=== Source material ===

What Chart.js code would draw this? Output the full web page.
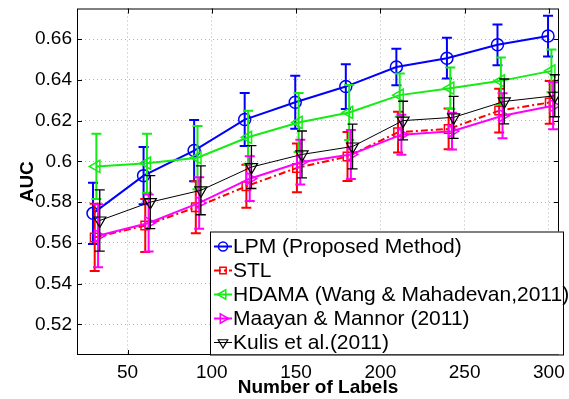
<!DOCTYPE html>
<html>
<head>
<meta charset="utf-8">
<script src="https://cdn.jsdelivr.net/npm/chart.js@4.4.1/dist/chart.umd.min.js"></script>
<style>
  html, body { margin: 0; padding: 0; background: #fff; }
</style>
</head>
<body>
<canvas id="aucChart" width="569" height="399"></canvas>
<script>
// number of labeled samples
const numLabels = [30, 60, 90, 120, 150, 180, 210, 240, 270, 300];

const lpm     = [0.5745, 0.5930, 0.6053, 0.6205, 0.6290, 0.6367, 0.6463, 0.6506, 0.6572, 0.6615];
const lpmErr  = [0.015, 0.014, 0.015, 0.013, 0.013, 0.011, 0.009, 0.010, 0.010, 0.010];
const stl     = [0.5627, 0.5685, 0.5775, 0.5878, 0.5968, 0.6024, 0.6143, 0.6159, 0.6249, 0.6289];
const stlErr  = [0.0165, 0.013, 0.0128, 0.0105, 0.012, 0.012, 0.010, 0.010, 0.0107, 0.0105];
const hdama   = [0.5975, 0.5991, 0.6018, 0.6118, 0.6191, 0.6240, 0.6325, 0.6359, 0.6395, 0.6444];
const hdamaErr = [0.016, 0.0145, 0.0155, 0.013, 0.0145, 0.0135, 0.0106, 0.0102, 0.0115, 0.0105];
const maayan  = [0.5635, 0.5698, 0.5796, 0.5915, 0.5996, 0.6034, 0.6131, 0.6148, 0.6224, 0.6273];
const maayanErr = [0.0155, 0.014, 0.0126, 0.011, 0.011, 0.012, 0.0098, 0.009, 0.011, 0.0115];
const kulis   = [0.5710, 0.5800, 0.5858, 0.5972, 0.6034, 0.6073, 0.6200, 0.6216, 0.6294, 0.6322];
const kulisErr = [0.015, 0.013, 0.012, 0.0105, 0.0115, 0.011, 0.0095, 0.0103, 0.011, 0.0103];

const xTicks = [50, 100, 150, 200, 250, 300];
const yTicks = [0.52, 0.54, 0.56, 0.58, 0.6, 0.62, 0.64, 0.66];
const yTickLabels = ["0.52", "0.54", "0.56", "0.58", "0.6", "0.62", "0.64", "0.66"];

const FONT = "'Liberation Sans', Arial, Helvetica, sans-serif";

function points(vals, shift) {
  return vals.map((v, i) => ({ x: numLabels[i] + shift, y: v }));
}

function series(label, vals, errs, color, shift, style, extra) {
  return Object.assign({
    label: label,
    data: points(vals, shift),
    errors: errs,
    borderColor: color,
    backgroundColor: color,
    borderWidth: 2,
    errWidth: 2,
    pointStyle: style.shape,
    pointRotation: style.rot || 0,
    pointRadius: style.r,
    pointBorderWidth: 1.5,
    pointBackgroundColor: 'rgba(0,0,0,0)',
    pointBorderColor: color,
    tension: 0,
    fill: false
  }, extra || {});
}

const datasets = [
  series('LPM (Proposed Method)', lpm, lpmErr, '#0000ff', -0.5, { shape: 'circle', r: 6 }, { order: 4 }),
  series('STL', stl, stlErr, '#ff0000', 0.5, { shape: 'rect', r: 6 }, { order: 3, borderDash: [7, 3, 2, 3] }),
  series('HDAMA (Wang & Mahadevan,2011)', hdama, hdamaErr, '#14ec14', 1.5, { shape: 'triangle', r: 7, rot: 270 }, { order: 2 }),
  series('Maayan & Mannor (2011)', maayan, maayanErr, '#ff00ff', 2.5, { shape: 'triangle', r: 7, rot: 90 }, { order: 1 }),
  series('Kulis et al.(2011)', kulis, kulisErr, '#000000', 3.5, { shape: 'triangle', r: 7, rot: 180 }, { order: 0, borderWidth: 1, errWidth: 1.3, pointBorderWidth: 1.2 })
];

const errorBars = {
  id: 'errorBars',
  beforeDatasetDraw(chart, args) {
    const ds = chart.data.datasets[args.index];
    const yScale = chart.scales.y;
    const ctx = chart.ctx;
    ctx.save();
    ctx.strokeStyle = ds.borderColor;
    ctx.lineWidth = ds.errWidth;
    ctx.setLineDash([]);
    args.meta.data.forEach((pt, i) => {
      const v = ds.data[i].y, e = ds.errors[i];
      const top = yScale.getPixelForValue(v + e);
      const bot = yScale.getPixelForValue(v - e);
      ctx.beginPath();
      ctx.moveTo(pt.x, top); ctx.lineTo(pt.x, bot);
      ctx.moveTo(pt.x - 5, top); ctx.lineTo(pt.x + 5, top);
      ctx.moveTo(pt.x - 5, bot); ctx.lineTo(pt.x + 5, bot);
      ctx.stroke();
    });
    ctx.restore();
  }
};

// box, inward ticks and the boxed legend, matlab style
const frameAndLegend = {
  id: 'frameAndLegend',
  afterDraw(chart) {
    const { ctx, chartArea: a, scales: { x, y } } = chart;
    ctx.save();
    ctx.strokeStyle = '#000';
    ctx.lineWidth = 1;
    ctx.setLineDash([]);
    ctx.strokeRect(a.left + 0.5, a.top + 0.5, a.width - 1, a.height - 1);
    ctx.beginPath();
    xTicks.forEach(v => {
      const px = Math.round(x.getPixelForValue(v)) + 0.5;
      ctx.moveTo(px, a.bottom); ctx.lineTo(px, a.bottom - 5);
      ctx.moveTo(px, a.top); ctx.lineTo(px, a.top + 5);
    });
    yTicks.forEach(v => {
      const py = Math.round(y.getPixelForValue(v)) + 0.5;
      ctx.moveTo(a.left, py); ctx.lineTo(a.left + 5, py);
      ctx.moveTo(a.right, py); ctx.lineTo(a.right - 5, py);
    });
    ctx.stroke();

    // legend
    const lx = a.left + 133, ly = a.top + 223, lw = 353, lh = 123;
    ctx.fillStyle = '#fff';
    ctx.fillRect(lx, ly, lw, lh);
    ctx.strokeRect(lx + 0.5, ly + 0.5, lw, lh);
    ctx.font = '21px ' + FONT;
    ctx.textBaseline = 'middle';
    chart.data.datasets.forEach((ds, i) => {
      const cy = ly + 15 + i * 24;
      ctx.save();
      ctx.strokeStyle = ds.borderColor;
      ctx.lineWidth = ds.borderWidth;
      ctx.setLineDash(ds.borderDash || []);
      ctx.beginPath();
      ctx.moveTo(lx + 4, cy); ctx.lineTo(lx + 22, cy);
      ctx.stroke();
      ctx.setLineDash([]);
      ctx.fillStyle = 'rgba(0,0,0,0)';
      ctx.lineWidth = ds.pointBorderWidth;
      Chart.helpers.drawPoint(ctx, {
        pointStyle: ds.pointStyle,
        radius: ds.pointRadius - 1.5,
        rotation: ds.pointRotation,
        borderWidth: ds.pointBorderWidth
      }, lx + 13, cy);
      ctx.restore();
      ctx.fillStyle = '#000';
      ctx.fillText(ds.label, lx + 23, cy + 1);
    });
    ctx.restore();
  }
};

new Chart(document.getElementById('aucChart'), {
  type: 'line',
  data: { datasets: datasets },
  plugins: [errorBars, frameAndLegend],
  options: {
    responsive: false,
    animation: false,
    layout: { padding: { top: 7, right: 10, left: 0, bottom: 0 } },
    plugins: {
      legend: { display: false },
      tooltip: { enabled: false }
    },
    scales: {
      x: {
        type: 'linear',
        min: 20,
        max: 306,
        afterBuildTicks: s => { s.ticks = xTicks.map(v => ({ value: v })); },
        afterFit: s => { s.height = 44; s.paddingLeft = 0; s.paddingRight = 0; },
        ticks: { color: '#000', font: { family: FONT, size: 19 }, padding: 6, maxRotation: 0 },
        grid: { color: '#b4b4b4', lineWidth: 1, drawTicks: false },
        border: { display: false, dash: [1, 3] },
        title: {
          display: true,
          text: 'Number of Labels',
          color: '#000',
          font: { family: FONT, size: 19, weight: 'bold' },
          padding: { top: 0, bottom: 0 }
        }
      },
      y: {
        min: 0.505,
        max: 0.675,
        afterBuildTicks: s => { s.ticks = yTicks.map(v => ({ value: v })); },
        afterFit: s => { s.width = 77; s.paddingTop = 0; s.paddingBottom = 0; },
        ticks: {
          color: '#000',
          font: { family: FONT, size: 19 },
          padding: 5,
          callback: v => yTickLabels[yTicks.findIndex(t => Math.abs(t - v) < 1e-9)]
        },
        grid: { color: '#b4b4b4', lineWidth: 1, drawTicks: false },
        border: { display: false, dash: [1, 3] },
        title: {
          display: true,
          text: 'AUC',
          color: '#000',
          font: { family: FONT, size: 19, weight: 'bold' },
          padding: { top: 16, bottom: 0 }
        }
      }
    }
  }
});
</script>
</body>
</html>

===

- What you should do:
Leave out any pictures and return exactly the lines from the beginning of the data through the line with "240, 270, 300];", inclusive.

- Output below:
What Chart.js code would draw this? Output the full web page.
<!DOCTYPE html>
<html>
<head>
<meta charset="utf-8">
<script src="https://cdn.jsdelivr.net/npm/chart.js@4.4.1/dist/chart.umd.min.js"></script>
<style>
  html, body { margin: 0; padding: 0; background: #fff; }
</style>
</head>
<body>
<canvas id="aucChart" width="569" height="399"></canvas>
<script>
// number of labeled samples
const numLabels = [30, 60, 90, 120, 150, 180, 210, 240, 270, 300];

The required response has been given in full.